# Supplied material:

▬▬▬

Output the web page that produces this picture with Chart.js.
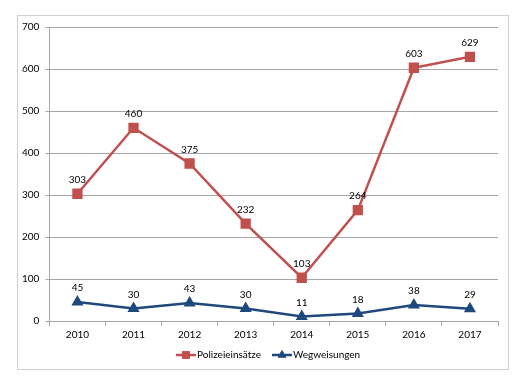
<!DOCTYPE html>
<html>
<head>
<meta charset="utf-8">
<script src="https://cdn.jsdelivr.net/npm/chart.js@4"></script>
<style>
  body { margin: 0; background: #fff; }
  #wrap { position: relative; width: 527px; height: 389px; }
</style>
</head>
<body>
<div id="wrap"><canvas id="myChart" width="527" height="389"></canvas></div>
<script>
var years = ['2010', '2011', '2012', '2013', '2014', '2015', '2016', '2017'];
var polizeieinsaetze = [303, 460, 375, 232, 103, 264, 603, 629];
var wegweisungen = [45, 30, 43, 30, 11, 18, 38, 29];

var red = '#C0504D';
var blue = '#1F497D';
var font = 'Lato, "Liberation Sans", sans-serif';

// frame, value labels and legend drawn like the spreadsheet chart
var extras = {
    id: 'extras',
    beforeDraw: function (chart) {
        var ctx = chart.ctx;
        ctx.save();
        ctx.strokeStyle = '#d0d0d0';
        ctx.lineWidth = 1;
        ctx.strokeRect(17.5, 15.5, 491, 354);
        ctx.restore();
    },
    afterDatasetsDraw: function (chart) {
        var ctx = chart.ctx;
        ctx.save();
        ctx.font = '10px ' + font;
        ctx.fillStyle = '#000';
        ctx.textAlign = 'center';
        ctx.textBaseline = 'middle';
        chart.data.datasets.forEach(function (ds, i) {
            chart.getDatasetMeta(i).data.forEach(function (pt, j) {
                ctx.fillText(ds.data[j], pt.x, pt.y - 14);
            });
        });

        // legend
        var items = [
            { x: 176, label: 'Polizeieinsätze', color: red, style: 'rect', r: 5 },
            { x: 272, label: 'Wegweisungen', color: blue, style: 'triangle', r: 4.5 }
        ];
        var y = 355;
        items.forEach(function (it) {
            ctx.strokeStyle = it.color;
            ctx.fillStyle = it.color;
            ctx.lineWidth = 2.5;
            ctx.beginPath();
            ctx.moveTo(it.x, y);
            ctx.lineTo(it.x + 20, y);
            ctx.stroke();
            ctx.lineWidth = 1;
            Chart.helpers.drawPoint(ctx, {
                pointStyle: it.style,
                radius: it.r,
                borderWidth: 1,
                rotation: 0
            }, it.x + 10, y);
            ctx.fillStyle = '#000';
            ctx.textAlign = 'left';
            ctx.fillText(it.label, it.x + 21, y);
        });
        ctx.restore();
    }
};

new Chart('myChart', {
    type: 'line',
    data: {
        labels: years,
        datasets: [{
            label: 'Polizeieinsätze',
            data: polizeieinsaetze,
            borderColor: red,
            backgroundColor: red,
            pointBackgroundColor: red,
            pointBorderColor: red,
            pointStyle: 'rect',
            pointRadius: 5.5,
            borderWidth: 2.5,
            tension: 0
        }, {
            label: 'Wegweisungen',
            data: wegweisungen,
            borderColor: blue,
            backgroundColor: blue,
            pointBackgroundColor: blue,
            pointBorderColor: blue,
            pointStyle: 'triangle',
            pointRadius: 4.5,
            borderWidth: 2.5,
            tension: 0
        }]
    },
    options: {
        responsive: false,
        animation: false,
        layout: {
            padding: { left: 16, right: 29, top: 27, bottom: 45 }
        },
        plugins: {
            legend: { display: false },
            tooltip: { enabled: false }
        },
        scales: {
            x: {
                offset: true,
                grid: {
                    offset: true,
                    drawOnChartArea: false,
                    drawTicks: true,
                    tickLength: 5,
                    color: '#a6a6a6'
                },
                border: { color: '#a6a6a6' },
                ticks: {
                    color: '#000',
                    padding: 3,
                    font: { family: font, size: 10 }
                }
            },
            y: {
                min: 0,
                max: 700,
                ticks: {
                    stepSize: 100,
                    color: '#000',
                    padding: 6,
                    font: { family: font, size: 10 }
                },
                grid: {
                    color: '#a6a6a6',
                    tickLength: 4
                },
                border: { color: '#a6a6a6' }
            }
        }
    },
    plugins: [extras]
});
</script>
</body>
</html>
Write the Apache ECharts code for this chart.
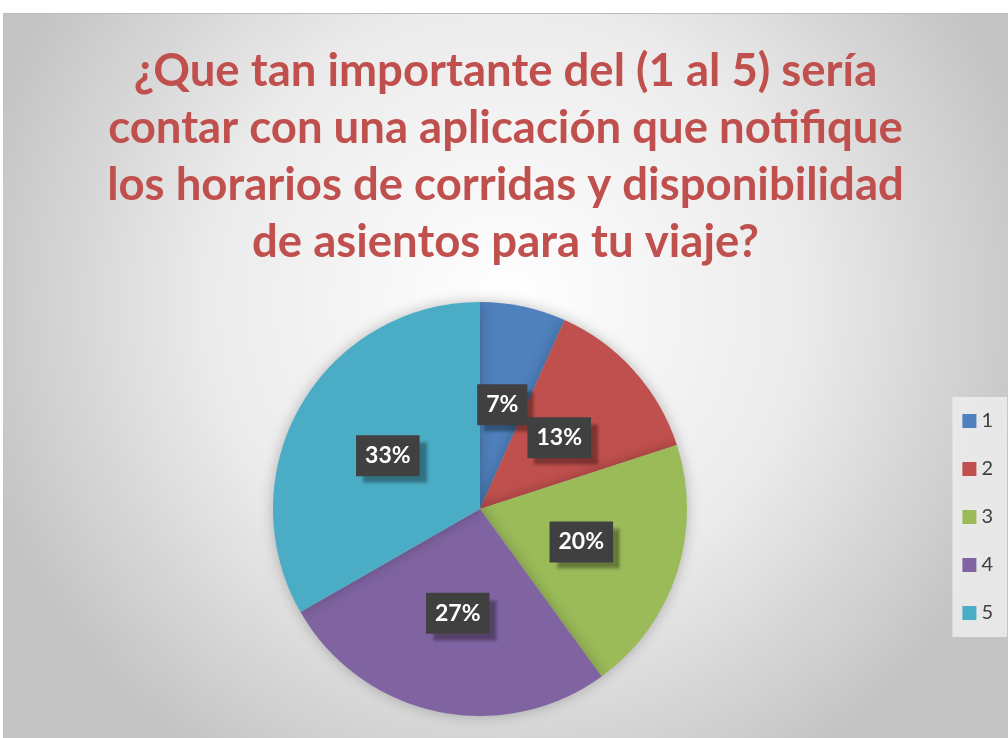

▬▬▬

# Job:
Extract all the data above exactly, excluding every picture.

# Solved problem:
Output the web page that produces this picture with Chart.js.
<!DOCTYPE html>
<html>
<head>
<meta charset="utf-8">
<script src="https://cdn.jsdelivr.net/npm/chart.js@4"></script>
<style>
  body { margin: 0; background: #fff; }
  #wrap { position: relative; width: 527px; height: 389px; }
</style>
</head>
<body>
<div id="wrap"><canvas id="myChart" width="527" height="389"></canvas></div>
<script>
var years = ['2010', '2011', '2012', '2013', '2014', '2015', '2016', '2017'];
var polizeieinsaetze = [303, 460, 375, 232, 103, 264, 603, 629];
var wegweisungen = [45, 30, 43, 30, 11, 18, 38, 29];

var red = '#C0504D';
var blue = '#1F497D';
var font = 'Lato, "Liberation Sans", sans-serif';

// frame, value labels and legend drawn like the spreadsheet chart
var extras = {
    id: 'extras',
    beforeDraw: function (chart) {
        var ctx = chart.ctx;
        ctx.save();
        ctx.strokeStyle = '#d0d0d0';
        ctx.lineWidth = 1;
        ctx.strokeRect(17.5, 15.5, 491, 354);
        ctx.restore();
    },
    afterDatasetsDraw: function (chart) {
        var ctx = chart.ctx;
        ctx.save();
        ctx.font = '10px ' + font;
        ctx.fillStyle = '#000';
        ctx.textAlign = 'center';
        ctx.textBaseline = 'middle';
        chart.data.datasets.forEach(function (ds, i) {
            chart.getDatasetMeta(i).data.forEach(function (pt, j) {
                ctx.fillText(ds.data[j], pt.x, pt.y - 14);
            });
        });

        // legend
        var items = [
            { x: 176, label: 'Polizeieinsätze', color: red, style: 'rect', r: 5 },
            { x: 272, label: 'Wegweisungen', color: blue, style: 'triangle', r: 4.5 }
        ];
        var y = 355;
        items.forEach(function (it) {
            ctx.strokeStyle = it.color;
            ctx.fillStyle = it.color;
            ctx.lineWidth = 2.5;
            ctx.beginPath();
            ctx.moveTo(it.x, y);
            ctx.lineTo(it.x + 20, y);
            ctx.stroke();
            ctx.lineWidth = 1;
            Chart.helpers.drawPoint(ctx, {
                pointStyle: it.style,
                radius: it.r,
                borderWidth: 1,
                rotation: 0
            }, it.x + 10, y);
            ctx.fillStyle = '#000';
            ctx.textAlign = 'left';
            ctx.fillText(it.label, it.x + 21, y);
        });
        ctx.restore();
    }
};

new Chart('myChart', {
    type: 'line',
    data: {
        labels: years,
        datasets: [{
            label: 'Polizeieinsätze',
            data: polizeieinsaetze,
            borderColor: red,
            backgroundColor: red,
            pointBackgroundColor: red,
            pointBorderColor: red,
            pointStyle: 'rect',
            pointRadius: 5.5,
            borderWidth: 2.5,
            tension: 0
        }, {
            label: 'Wegweisungen',
            data: wegweisungen,
            borderColor: blue,
            backgroundColor: blue,
            pointBackgroundColor: blue,
            pointBorderColor: blue,
            pointStyle: 'triangle',
            pointRadius: 4.5,
            borderWidth: 2.5,
            tension: 0
        }]
    },
    options: {
        responsive: false,
        animation: false,
        layout: {
            padding: { left: 16, right: 29, top: 27, bottom: 45 }
        },
        plugins: {
            legend: { display: false },
            tooltip: { enabled: false }
        },
        scales: {
            x: {
                offset: true,
                grid: {
                    offset: true,
                    drawOnChartArea: false,
                    drawTicks: true,
                    tickLength: 5,
                    color: '#a6a6a6'
                },
                border: { color: '#a6a6a6' },
                ticks: {
                    color: '#000',
                    padding: 3,
                    font: { family: font, size: 10 }
                }
            },
            y: {
                min: 0,
                max: 700,
                ticks: {
                    stepSize: 100,
                    color: '#000',
                    padding: 6,
                    font: { family: font, size: 10 }
                },
                grid: {
                    color: '#a6a6a6',
                    tickLength: 4
                },
                border: { color: '#a6a6a6' }
            }
        }
    },
    plugins: [extras]
});
</script>
</body>
</html>
Write the Apache ECharts code for this chart.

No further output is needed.